Halit Güllüoğlu
28 Nisan 2009
Barolar Birliği Başkanı Özdemir Özok ile Baroların çoğunluğunun imzaladığı “Hukuka Davet” kampanyaları taktire değer bir teşebbüstür.Şanlıurfa Baro Başkanımız Yahya Demirkol da duyuruya bu amaçla katılmıştır. Ayrıca her hukukçunun “hukuka davete” katılması görevi cümlesindendir. Yeter ki niyetin sınırları belirlenmiş olsun. Ancak Ergenekon gibi kritik dönemdeki Yargılama aşamasında gündeme gelmesi değişik yorumlara sebep olacağı da unutulmamalıdır. Bundan dolayı Barolar Birliği Başkanının önceki söylemleri akla geldikçe bu duyurunun amacı yeni tartışmalara sebep olacaktır kanısındayım.
Peki öyleyse neden bu davetten kuşku duyulsun.İnsanların taraf olarak davrandıkları bir sırada Yargıdaki olaylarda “Hukuka Davet” ne anlama gelecektir. Samimiyet derecesi nedir?C.Savcıları Hakimler görev başında değiller mi? Hukukun sağlanmasından neden endişe duyuluyor?Yoksa bu girişimin yargıyı baskı altına almak maksadı mı? var.İşte içinden çıkılması zor sorular ve sorunlar önümüze çıkmaktadır.
Binlerce Avukatın üye olduğu Barolar Birliği ne yazık ki halka olan güvenini her alanda sağlamıştır diyemeyiz..Genel Başkanın beyanatları çoğunlukla şahsi görüş ve anlayışıdır.Bütün Baroların katıldığı var sayılmamalıdır.İşte bundan dolayı konunun dikkatle takibi gerektiriyor. Türkiyenin en Büyük Hukuk Kurumu Barolar Birliği aynı zamanda kamu Kurumudur. Avukatların serbest Meslek mensubu olduklarına bakmayın. Ceza Muhakemesi Usulü Kanununa göre zorunlu olarak üstlendiği soruşturma ve duruşmalar vardır. Avukat isteyen herkese hizmet verme yasa gereğidir.

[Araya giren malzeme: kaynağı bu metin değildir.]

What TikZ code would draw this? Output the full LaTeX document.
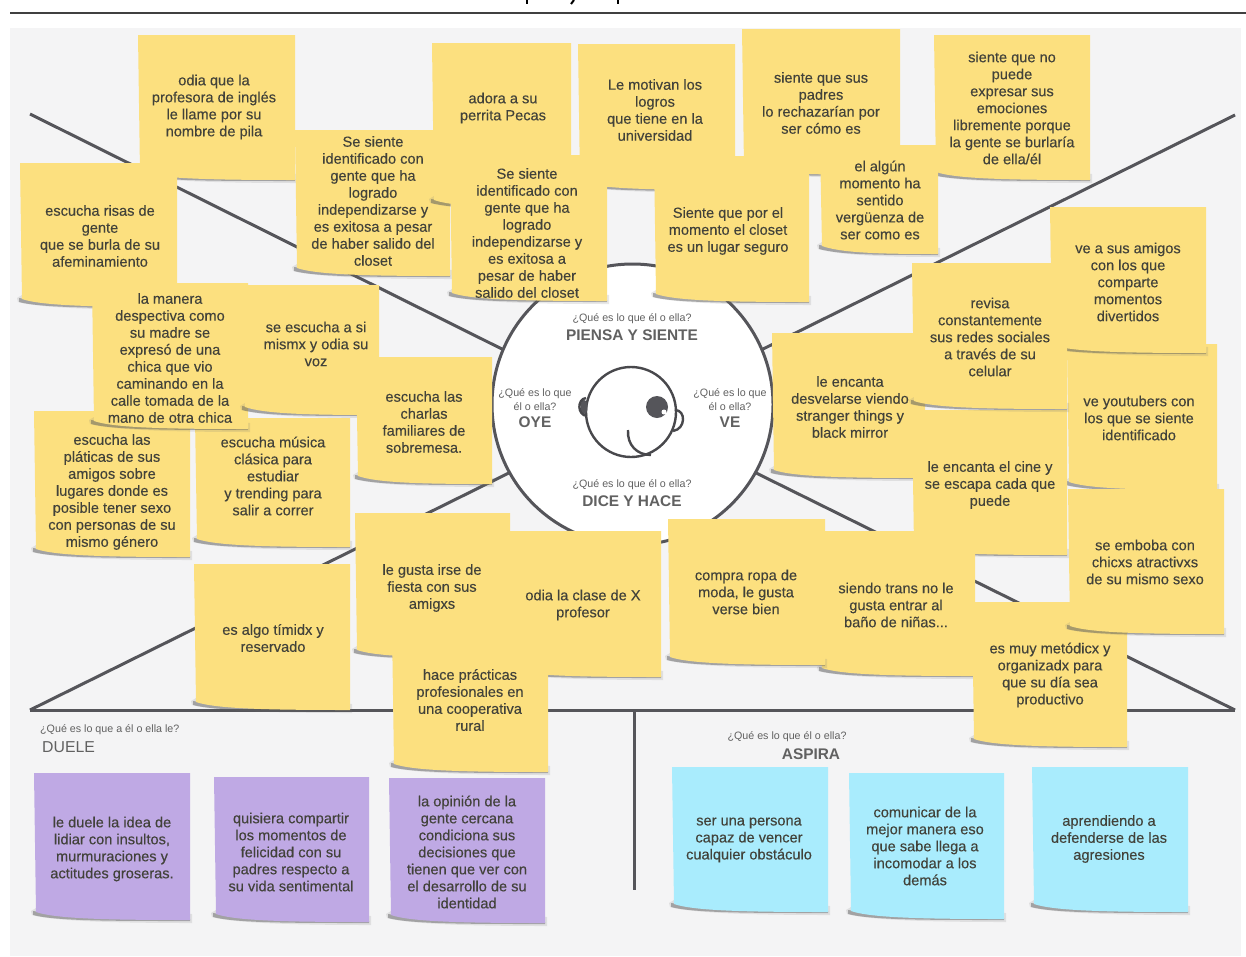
\documentclass[tikz,border=0pt]{standalone}
\usepackage{fontspec}
\setmainfont{Liberation Sans}
\newfontfamily\notefont[FakeBold=0.25]{Liberation Sans}
\definecolor{noteyellow}{HTML}{FCE07F}
\definecolor{notepurple}{HTML}{BFA9E4}
\definecolor{noteblue}{HTML}{A9ECFD}
\definecolor{paper}{HTML}{F4F4F5}
\definecolor{rule}{HTML}{55555A}
\definecolor{ink}{HTML}{42423A}
\tikzset{
  notetext/.style={align=center, text=ink, inner sep=0pt, yshift=-1pt, font=\notefont\fontsize{14.6}{17}\selectfont},
  asklabel/.style={align=center, text=black!62, inner sep=0pt, font=\fontsize{10.7}{14}\selectfont},
  zonelabel/.style={align=center, text=black!62, inner sep=0pt, font=\fontsize{15.4}{17}\selectfont\bfseries},
  spoke/.style={draw=rule, line width=3pt},
  facepen/.style={draw=rule!85!black, line width=2.4pt},
}
% sticky note: colour, left, top, right, bottom
\newcommand{\sticky}[5]{
  \fill[black!55, opacity=0.16] (#2-3,#5-9) -- (#2+2,#5-12) -- (#4+2,#5-6) -- (#4+2,#5+3) .. controls (#2*0.5+#4*0.5,#5+3) and (#2+20,#5+1) .. (#2-2,#5-5) -- cycle;
  \fill[black!65, opacity=0.45] (#2-1,#5-9) -- (#2+20,#5-6) -- (#4,#5-1) -- (#4,#5+1) .. controls (#2*0.5+#4*0.5,#5+1) and (#2+22,#5+1) .. (#2-1,#5-5) -- cycle;
  \fill[#1] (#2,#3) -- (#4,#3) -- (#4,#5) .. controls (#2*0.5+#4*0.5,#5) and (#2+22,#5-1) .. (#2+2,#5-8) -- cycle;
}

\begin{document}
\begin{tikzpicture}[x=1pt,y=-1pt]
\useasboundingbox (0,0) rectangle (1246,956);
\fill[white] (0,0) rectangle (1246,956);
\fill[paper] (10,28) rectangle (1241,956);

% title rule, and what is left of the cut title
\draw[black!75, line width=1.1pt] (10,13) -- (1246,13);
\draw[black, line width=2pt] (527,0) -- (527,4);
\draw[black, line width=2pt] (574,0) -- (571,4);
\draw[black, line width=2pt] (618,0) -- (618,4);

% the map
\node[circle, draw=rule, fill=white, line width=3pt, minimum size=281pt, inner sep=0pt, outer sep=0pt] (hub) at (632.5,404.5) {};
\coordinate (upleft) at (30,114);
\coordinate (upright) at (1235,115);
\coordinate (lowleft) at (30,710);
\coordinate (lowright) at (1235,710);
\coordinate (stemtop) at (634,710);
\coordinate (stemend) at (634,890);
\draw[spoke] (upleft) -- (hub.157);
\draw[spoke] (upright) -- (hub.23);
\draw[spoke] (lowleft) -- (hub.209);
\draw[spoke] (lowright) -- (hub.-29);
\draw[spoke] (lowleft) -- (lowright);
\draw[spoke] (stemtop) -- (stemend);

% the face
\node[circle, facepen, fill=white, minimum size=90pt, inner sep=0pt] (face) at (631,412) {};
\fill[rule] (584,407) ellipse (3.5pt and 7pt);
\draw[facepen] (586,398) .. controls (577,399) and (577,415) .. (587,416);
\draw[facepen] (675,410) .. controls (686,410) and (686,429) .. (673,431);
\fill[rule] (657,407) circle (11pt);
\fill[white] (664,412) circle (2.5pt);
\draw[facepen] (628,430) .. controls (627,445) and (637,455) .. (651,455);

% labels of the map
\node[asklabel] (piensaask) at (632,319) {¿Qué es lo que él o ella?};
\node[zonelabel] (piensa) at (632,335) {PIENSA Y SIENTE};
\node[asklabel] (oyeask) at (535,400) {¿Qué es lo que\\él o ella?};
\node[zonelabel] (oye) at (535,422) {OYE};
\node[asklabel] (veask) at (730,400) {¿Qué es lo que\\él o ella?};
\node[zonelabel] (ve) at (730,422) {VE};
\node[asklabel] (diceask) at (632,485) {¿Qué es lo que él o ella?};
\node[zonelabel] (dice) at (632,501) {DICE Y HACE};
\node[asklabel, anchor=west] (dueleask) at (40,730) {¿Qué es lo que a él o ella le?};
\node[zonelabel, anchor=west, font=\fontsize{15.8}{17}\selectfont] (duele) at (42,747) {DUELE};
\node[asklabel] (aspiraask) at (787,737) {¿Qué es lo que él o ella?};
\node[zonelabel] (aspira) at (811,754) {ASPIRA};

% top notes
\sticky{noteyellow}{138}{35}{295}{180}
\node[notetext] (odia) at (214,106) {odia que la\\profesora de inglés\\le llame por su\\nombre de pila};
\sticky{noteyellow}{295}{130}{450}{276}
\node[notetext] (gente1) at (373,200) {Se siente\\identificado con\\gente que ha\\logrado\\independizarse y\\es exitosa a pesar\\de haber salido del\\closet};
\sticky{noteyellow}{432}{43}{571}{208}
\node[notetext] (perrita) at (503,107) {adora a su\\perrita Pecas};
\sticky{noteyellow}{578}{44}{735}{190}
\node[notetext] (logros) at (655,109) {Le motivan los\\logros\\que tiene en la\\universidad};
\sticky{noteyellow}{742}{29}{900}{175}
\node[notetext] (padres) at (821,102) {siente que sus\\padres\\lo rechazarían por\\ser cómo es};
\sticky{noteyellow}{934}{35}{1090}{180}
\node[notetext] (burla) at (1012,107) {siente que no\\puede\\expresar sus\\emociones\\libremente porque\\la gente se burlaría\\de ella/él};
\sticky{noteyellow}{450}{155}{607}{301}
\node[notetext] (gente2) at (527,232) {Se siente\\identificado con\\gente que ha\\logrado\\independizarse y\\es exitosa a\\pesar de haber\\salido del closet};
\sticky{noteyellow}{654}{156}{809}{302}
\node[notetext] (closet) at (728,230) {Siente que por el\\momento el closet\\es un lugar seguro};
\sticky{noteyellow}{820}{145}{938}{254}
\node[notetext] (verguenza) at (880,199) {el algún\\momento ha\\sentido\\vergüenza de\\ser como es};

% left notes
\sticky{noteyellow}{20}{163}{177}{307}
\node[notetext] (risas) at (100,235) {escucha risas de\\gente\\que se burla de su\\afeminamiento};
\sticky{noteyellow}{34}{411}{190}{557}
\node[notetext] (platicas) at (112,491) {escucha las\\pláticas de sus\\amigos sobre\\lugares donde es\\posible tener sexo\\con personas de su\\mismo género};
\sticky{noteyellow}{195}{418}{350}{547}
\node[notetext] (musica) at (273,475) {escucha música\\clásica para\\estudiar\\y trending para\\salir a correr};
\sticky{noteyellow}{92}{283}{248}{429}
\node[notetext] (manera) at (170,357) {la manera\\despectiva como\\su madre se\\expresó de una\\chica que vio\\caminando en la\\calle tomada de la\\mano de otra chica};
\sticky{noteyellow}{243}{285}{379}{415}
\node[notetext] (voz) at (316,343) {se escucha a si\\mismx y odia su\\voz};
\sticky{noteyellow}{356}{357}{492}{484}
\node[notetext] (charlas) at (424,421) {escucha las\\charlas\\familiares de\\sobremesa.};

% right notes
\sticky{noteyellow}{772}{333}{925}{478}
\node[notetext] (stranger) at (850,406) {le encanta\\desvelarse viendo\\stranger things y\\black mirror};
\sticky{noteyellow}{1067}{344}{1217}{490}
\node[notetext] (youtubers) at (1139,417) {ve youtubers con\\los que se siente\\identificado};
\sticky{noteyellow}{1050}{207}{1206}{353}
\node[notetext] (amigos) at (1128,281) {ve a sus amigos\\con los que\\comparte\\momentos\\divertidos};
\sticky{noteyellow}{912}{410}{1067}{555}
\node[notetext] (cine) at (990,484) {le encanta el cine y\\se escapa cada que\\puede};
\sticky{noteyellow}{912}{263}{1067}{409}
\node[notetext] (redes) at (990,336) {revisa\\constantemente\\sus redes sociales\\a través de su\\celular};

% bottom notes
\sticky{noteyellow}{194}{564}{350}{710}
\node[notetext] (timidx) at (273,637) {es algo tímidx y\\reservado};
\sticky{noteyellow}{355}{513}{510}{658}
\node[notetext] (fiesta) at (432,587) {le gusta irse de\\fiesta con sus\\amigxs};
\sticky{noteyellow}{505}{531}{661}{677}
\node[notetext] (clase) at (583,604) {odia la clase de X\\profesor};
\sticky{noteyellow}{820}{531}{975}{676}
\node[notetext] (trans) at (896,604) {siendo trans no le\\gusta entrar al\\baño de niñas...};
\sticky{noteyellow}{668}{519}{825}{665}
\node[notetext] (ropa) at (746,591) {compra ropa de\\moda, le gusta\\verse bien};
\sticky{noteyellow}{392}{627}{548}{772}
\node[notetext] (practicas) at (470,699) {hace prácticas\\profesionales en\\una cooperativa\\rural};
\sticky{noteyellow}{972}{602}{1127}{747}
\node[notetext] (metodicx) at (1050,674) {es muy metódicx y\\organizadx para\\que su día sea\\productivo};
\sticky{noteyellow}{1068}{489}{1224}{634}
\node[notetext] (emboba) at (1145,561) {se emboba con\\chicxs atractivxs\\de su mismo sexo};

% duele
\sticky{notepurple}{34}{773}{190}{920}
\node[notetext] (insultos) at (112,848) {le duele la idea de\\lidiar con insultos,\\murmuraciones y\\actitudes groseras.};
\sticky{notepurple}{214}{777}{369}{922}
\node[notetext] (felicidad) at (291,851) {quisiera compartir\\los momentos de\\felicidad con su\\padres respecto a\\su vida sentimental};
\sticky{notepurple}{389}{778}{545}{923}
\node[notetext] (opinion) at (467,851) {la opinión de la\\gente cercana\\condiciona sus\\decisiones que\\tienen que ver con\\el desarrollo de su\\identidad};

% aspira
\sticky{noteblue}{672}{767}{828}{912}
\node[notetext] (vencer) at (749,839) {ser una persona\\capaz de vencer\\cualquier obstáculo};
\sticky{noteblue}{849}{773}{1004}{919}
\node[notetext] (comunicar) at (925,845) {comunicar de la\\mejor manera eso\\que sabe llega a\\incomodar a los\\demás};
\sticky{noteblue}{1032}{767}{1188}{912}
\node[notetext] (defenderse) at (1109,838) {aprendiendo a\\defenderse de las\\agresiones};

\end{tikzpicture}
\end{document}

Şimdi böylesi bir Hukukçu Camianın çok yönlü sıfatla vereceği şerefli hizmetleri olacaktır. Öncelikle bizzat kendilerinin Hukuka uymaları başta gelir. Avukatlığını üstlendiği müvekkilinin hukukunu koruma mecburiyeti vardır. Ayrıca Ülke sorunlarında ve görevlerinde kişisel düşüncesi siyasi anlayışı ne olursa olsun tarafsızlığını kesinlikle korumak durumundadır. Belli bir Partinin misyonuyla hareket eden Türkiye Barolar Birliği Başkanının zaman zaman açıklamaları bu açıdan beklenen güveni sağlamadığı meydandadır….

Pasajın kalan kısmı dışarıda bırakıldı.